Worst Thing About It: Much as I love them, though, I couldn't help but think that this movie would have worked better as an ensemble indie comedy. The central figure in the movie is still the Bryan Greenberg character, but inevitably Uma and Meryl wind up pulling focus. Which is good, but ultimately bad. It almost feels like this was a relationship movie that all of a sudden got Meryl Streep to play the mother and thus built up half the movie around her.
Best Performance: Strange as it is to say – and it seems I'm the only one actually saying it, but whatever – I was most impressed by Greenberg. He came across as very aware of his own charisma, which is a gift for an actor, I think. And I thought he walked the tightrope of oddly-mature-for-his-age-oh-wait-he's-not quite well.
Grade: B -

Movie: Kingdom of Heaven (2005)
Director/Studio: Ridley Scott / 20th Century Fox
10 Word Review: Orlando Bloom enters the Crusades and lulls us to sleep.
Best Thing About It: The silver-masked, leprosy-plagued King of Jerusalem, played by Edward Norton, even though we never see his face. Loved everything about that character, particularly the look of the mask, which gives the movie a sort of art film sheen.
Worst Thing About It: Everything else. Lord. So boring, and so long.
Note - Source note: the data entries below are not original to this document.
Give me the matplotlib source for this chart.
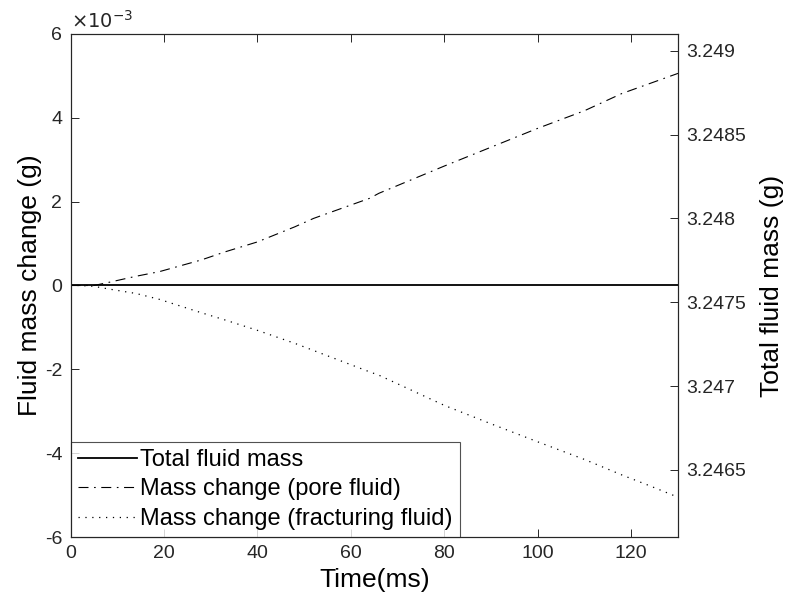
import matplotlib.pyplot as plt
from matplotlib.ticker import FuncFormatter

plt.rcParams['font.family'] = ['Liberation Sans', 'DejaVu Sans']

# time (ms)
time_ms = [0, 2, 5, 8, 14, 19, 28, 33, 40, 48, 52, 64, 66, 80, 90, 100, 110, 118, 124, 130]

# mass change of pore fluid (g)
pore = [0.0, 0.0, 0.0, 0.07e-3, 0.22e-3, 0.33e-3, 0.61e-3, 0.80e-3, 1.04e-3, 1.40e-3,
        1.60e-3, 2.08e-3, 2.20e-3, 2.85e-3, 3.30e-3, 3.75e-3, 4.17e-3, 4.58e-3, 4.82e-3, 5.06e-3]

# mass change of fracturing fluid (g)
frac = [0.0, 0.0, -0.02e-3, -0.08e-3, -0.19e-3, -0.33e-3, -0.65e-3, -0.82e-3, -1.07e-3,
        -1.38e-3, -1.55e-3, -2.06e-3, -2.14e-3, -2.86e-3, -3.30e-3, -3.73e-3, -4.15e-3,
        -4.52e-3, -4.78e-3, -5.05e-3]

# total fluid mass (g)
total = [3.24760] * len(time_ms)

fig = plt.figure(figsize=(7.89, 6.09), dpi=100)
ax = fig.add_axes([0.0894, 0.1182, 0.7699, 0.826])
ax2 = ax.twinx()

edge = '#262626'

l2, = ax.plot(time_ms, pore, color='k', linestyle='-.', linewidth=0.8,
              dashes=[9, 5, 1.5, 5], label='Mass change (pore fluid)')
l3, = ax.plot(time_ms, frac, color='k', linestyle=':', linewidth=0.9,
              dashes=[1, 4.5], label='Mass change (fracturing fluid)')
l1, = ax2.plot(time_ms, total, color='k', linestyle='-', linewidth=1.3,
               label='Total fluid mass')

ax.set_xlim(0, 130)
ax.set_ylim(-6e-3, 6e-3)
ax2.set_ylim(3.2461, 3.2491)

ax.set_xticks([0, 20, 40, 60, 80, 100, 120])
ax.set_yticks([-6e-3, -4e-3, -2e-3, 0, 2e-3, 4e-3, 6e-3])
ax.yaxis.set_major_formatter(FuncFormatter(lambda v, _: f'{v * 1e3:g}'))
ax2.set_yticks([3.2465, 3.247, 3.2475, 3.248, 3.2485, 3.249])
ax2.yaxis.set_major_formatter(FuncFormatter(lambda v, _: f'{v:g}'))

ax.tick_params(axis='both', direction='in', labelsize=14, colors=edge, length=6,
               width=0.7, top=True, pad=6)
ax.tick_params(axis='y', right=False)
ax2.tick_params(axis='y', direction='in', labelsize=14, colors=edge, length=6,
                width=0.7, pad=6)

for a in (ax, ax2):
    for s in a.spines.values():
        s.set_color(edge)
        s.set_linewidth(0.8)

ax.text(0.0, 1.004, r'$\times10^{-3}$', transform=ax.transAxes, fontsize=14,
        color=edge, ha='left', va='bottom')

ax.set_xlabel('Time(ms)', fontsize=19, labelpad=4)
ax.set_ylabel('Fluid mass change (g)', fontsize=19, labelpad=2)
ax2.set_ylabel('Total fluid mass (g)', fontsize=19, labelpad=10)

leg = ax.legend([l1, l2, l3], [l1.get_label(), l2.get_label(), l3.get_label()],
                loc='lower left', fontsize=17, frameon=True, fancybox=False,
                borderaxespad=0, handlelength=2.5, handletextpad=0.15,
                borderpad=0.3, labelspacing=0.32)
leg.get_frame().set_edgecolor(edge)
leg.get_frame().set_linewidth(0.8)

fig.savefig('out.png', dpi=100)
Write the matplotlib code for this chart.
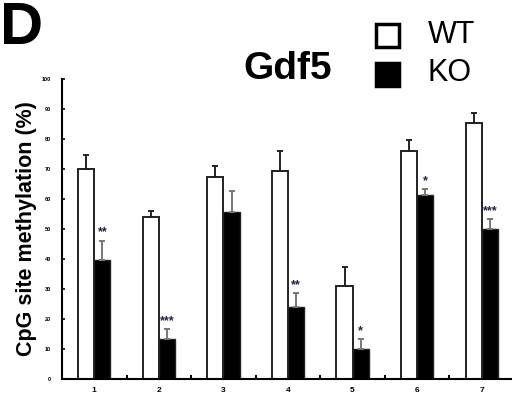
import numpy as np
import matplotlib.pyplot as plt
from matplotlib.patches import Rectangle

plt.rcParams['font.family'] = ['Liberation Sans', 'DejaVu Sans']

# data
sites = ['1', '2', '3', '4', '5', '6', '7']
wt = [70.0, 54.0, 67.3, 69.2, 31.1, 75.9, 85.2]
wt_err = [4.7, 1.9, 3.6, 6.7, 6.3, 3.9, 3.4]
ko = [39.6, 13.5, 55.6, 24.1, 10.0, 61.3, 50.0]
ko_err = [6.4, 3.1, 7.1, 4.5, 3.3, 2.0, 3.3]
stars = ['**', '***', '', '**', '*', '*', '***']

fig = plt.figure(figsize=(5.12, 3.97), dpi=100)
ax = fig.add_axes([62/512, 18/397, 452/512, 300/397])

x = np.arange(1, len(sites) + 1)
w = 0.25
ax.bar(x - w/2, wt, w, color='white', edgecolor='#222222', linewidth=1.4,
       yerr=[np.zeros(len(wt)), wt_err], error_kw=dict(ecolor='#222222', elinewidth=1.4, capsize=2.5, capthick=1.4))
ax.bar(x + w/2, ko, w, color='black', edgecolor='#222222', linewidth=1.0,
       yerr=[np.zeros(len(ko)), ko_err], error_kw=dict(ecolor='#777777', elinewidth=1.4, capsize=2.5, capthick=1.4))

for xi, k, e, s in zip(x, ko, ko_err, stars):
    if s:
        ax.text(xi + w/2, k + e + 0.8, s, ha='center', va='bottom', fontsize=9, fontweight='bold', color='#222244')

ax.set_xlim(0.5, 7.5)
ax.set_ylim(0, 100)
ax.set_yticks(np.arange(0, 101, 10))
ax.tick_params(axis='y', direction='in', length=2, width=1.2, labelsize=4, pad=8)
for t in ax.get_yticklabels():
    t.set_fontweight('bold')
ax.set_xticks(x)
ax.set_xticklabels(sites, fontsize=6, fontweight='bold')
ax.set_xticks(np.arange(1.5, 7.5, 1), minor=True)
ax.tick_params(axis='x', which='major', length=0, pad=6)
ax.tick_params(axis='x', which='minor', direction='in', length=3, width=1.4)
ax.spines['top'].set_visible(False)
ax.spines['right'].set_visible(False)
ax.spines['left'].set_linewidth(1.5)
ax.spines['bottom'].set_linewidth(1.5)
ax.set_ylabel('CpG site methylation (%)', fontsize=15.5, fontweight='bold', labelpad=3)

fig.text(0, 397/397 - 0.002, 'D', fontsize=43, fontweight='bold', ha='left', va='top')
fig.text(288/512, 1 - 69/397, 'Gdf5', fontsize=28, fontweight='bold', ha='center', va='center')

# legend
fig.patches.append(Rectangle((376/512, 1 - 47/397), 23/512, 23/397, transform=fig.transFigure,
                             facecolor='white', edgecolor='black', linewidth=2.5))
fig.patches.append(Rectangle((376/512, 1 - 86/397), 23/512, 23/397, transform=fig.transFigure,
                             facecolor='black', edgecolor='black', linewidth=2.5))
fig.text(428/512, 1 - 35/397, 'WT', fontsize=22, ha='left', va='center')
fig.text(428/512, 1 - 73/397, 'KO', fontsize=22, ha='left', va='center')

fig.savefig('out.png', dpi=100)
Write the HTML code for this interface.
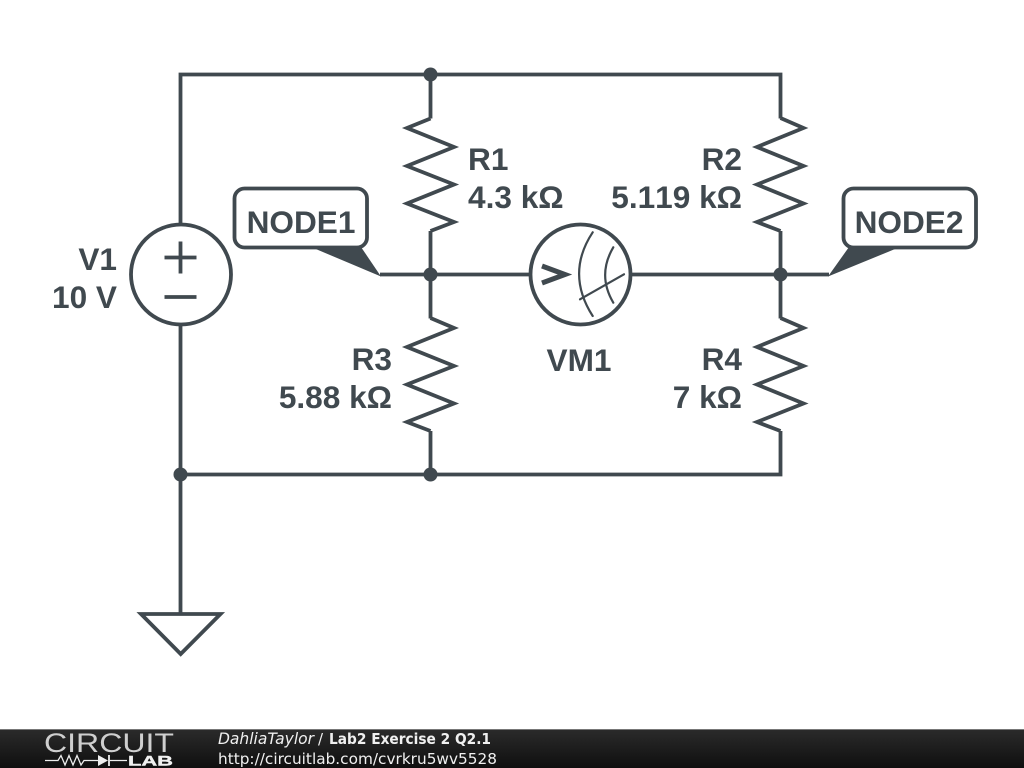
<!DOCTYPE html>
<html><head><meta charset="utf-8"><style>
html,body{margin:0;padding:0;background:#fff;width:1024px;height:768px;overflow:hidden}
svg{display:block}
.t{font-family:"Liberation Sans",sans-serif;font-weight:bold;font-size:31.6px;fill:#40494f;font-kerning:none}
.f{font-family:"DejaVu Sans",sans-serif;fill:#f0f0f0}
</style></head><body>
<svg width="1024" height="768" viewBox="0 0 1024 768" xmlns="http://www.w3.org/2000/svg">
<defs>
<linearGradient id="g" x1="0" y1="0" x2="0" y2="1"><stop offset="0" stop-color="#2b2b2b"/><stop offset="1" stop-color="#0f0f0f"/></linearGradient>
</defs>
<rect width="1024" height="768" fill="#fff"/>
<g fill="none" stroke="#40494f" stroke-width="3.8" stroke-linejoin="miter">
<path d="M180.5 224V74.5H780.5V118.5M430.5 74.5V118.5M180.5 324.5V614M180.5 474.5H780.5V431M430.5 474.5V431"/>
<path d="M380 274.5H530M631 274.5H829M430.5 231V318.5M780.5 231V318.5"/>
<path d="M430.5 118.5L407 128L454 147L407 166L454 184.500L407 203.500L454 222L430.500 231"/>
<path d="M780.5 118L803.500 128L757 147L803.500 166L757 184.500L803.500 203.500L757 222L780.500 231"/>
<path d="M430.5 318L454 328L407 347L454 366L407 384.500L454 403.500L407 422L430.500 431"/>
<path d="M780.5 318L803.500 328L757 347L803.500 366L757 384.500L803.500 403.500L757 422L780.500 431"/>
<circle cx="181" cy="274.500" r="50"/>
<circle cx="580.500" cy="274.500" r="50"/>
<path d="M164.500 257.500H196.500M180.500 241.500V273.500M164.500 297H196.500"/>
<path d="M141 614H220.500L180.700 654Z"/>
<rect x="234.500" y="188.500" width="132.500" height="59" rx="10"/>
<rect x="843.500" y="188.500" width="132.500" height="59" rx="10"/>
<path d="M542 266L565 274.500L542 283" stroke-width="5"/>
<g stroke-width="2.200" stroke-linecap="round">
<path d="M592.700 232.300Q565.500 273.500 592.700 316"/>
<path d="M613.300 247.300Q597 275 613.300 302.700"/>
<path d="M580 299.300L624 274.300"/>
</g>
</g>
<g fill="#40494f">
<circle cx="430.500" cy="74.500" r="7"/><circle cx="430.500" cy="274.500" r="7"/><circle cx="780.500" cy="274.500" r="7"/><circle cx="180.500" cy="474.500" r="7"/><circle cx="430.500" cy="474.500" r="7"/>
<path d="M311 247L381 276.500L361 247Z"/>
<path d="M828 276.500L849 247L900 247Z"/>
</g>
<g>
<text class="t" x="301" y="233" text-anchor="middle">NODE1</text>
<text class="t" x="909" y="233" text-anchor="middle">NODE2</text>
<text class="t" x="468" y="170">R1</text>
<text class="t" x="468" y="208">4.3 kΩ</text>
<text class="t" x="742" y="170" text-anchor="end">R2</text>
<text class="t" x="742" y="208" text-anchor="end">5.119 kΩ</text>
<text class="t" x="117" y="270" text-anchor="end">V1</text>
<text class="t" x="117" y="308" text-anchor="end">10 V</text>
<text class="t" x="392" y="370" text-anchor="end">R3</text>
<text class="t" x="392" y="408" text-anchor="end">5.88 kΩ</text>
<text class="t" x="742" y="370" text-anchor="end">R4</text>
<text class="t" x="742" y="408" text-anchor="end">7 kΩ</text>
<text class="t" x="579" y="371" text-anchor="middle">VM1</text>
</g>
<rect x="0" y="729" width="1024" height="39" fill="url(#g)"/>
<rect x="0" y="729" width="1024" height="1" fill="#777"/>
<text x="44" y="752" font-family="Liberation Sans,sans-serif" font-size="27" fill="#cfcfcf" textLength="130" lengthAdjust="spacingAndGlyphs">CIRCUIT</text>
<text x="128" y="765.500" font-family="Liberation Sans,sans-serif" font-size="14" font-weight="bold" stroke="#f0f0f0" stroke-width="0.4" fill="#f0f0f0" textLength="45" lengthAdjust="spacingAndGlyphs">LAB</text>
<path d="M45 760.500H58L61 755.500L65 765L69 755.500L73 765L77 755.500L81 765L84 760.500H98M110 760.500H127" fill="none" stroke="#eee" stroke-width="1.300"/>
<path d="M98 755L108 760.500L98 766Z" fill="#eee"/>
<path d="M109 755V766" stroke="#eee" stroke-width="1.800"/>
<text class="f" x="218" y="744" font-size="15.600" font-style="italic" textLength="96" lengthAdjust="spacingAndGlyphs">DahliaTaylor</text>
<text class="f" x="318" y="744" font-size="15">/</text>
<text class="f" x="329" y="744" font-size="15" font-weight="bold" textLength="162" lengthAdjust="spacingAndGlyphs">Lab2 Exercise 2 Q2.1</text>
<text class="f" x="218" y="764" font-size="15.300" textLength="279" lengthAdjust="spacingAndGlyphs">http://circuitlab.com/cvrkru5wv5528</text>
</svg>
</body></html>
Best Performance: Truth be told, I liked Jeremy Irons, standing around with quiet dignity, like he usually does. I seem to always like him, and I wish he'd get better parts these days. He's won an Oscar, casting directors. Get your heads out of your asses.
Grade: C -

Movie: Wild at Heart (1990)
Director/Studio: David Lynch / PolyGram
10 Word Review: Typical Lynchian violence/weirdness blend, filmed like a mystical opera.
Best Thing About It: Watching the movie fifteen years later, and especially with the prism of Mulholland Dr. to look through, it's fun to click off the list of Lynch's stylistic and narrative staples. It's an experience, watching David Lynch, it really is.
Worst Thing About It: It's not always an easy experience. It's Lynch's way to have not everything make sense, so there are a lot of tangents that aren't necessary, and while some of them work in their own right, some of them don't. Plus … Nicolas Cage … singing Elvis. I know.
Best Performance: Diane Ladd gives just about the weirdest performance ever nominated for Oscar (one could argue, "until Renee Zellweger in Cold Mountain came along," but I'll back off from that), but I was partial to Harry Dean Stanton in one of his typically excellent supporting turns.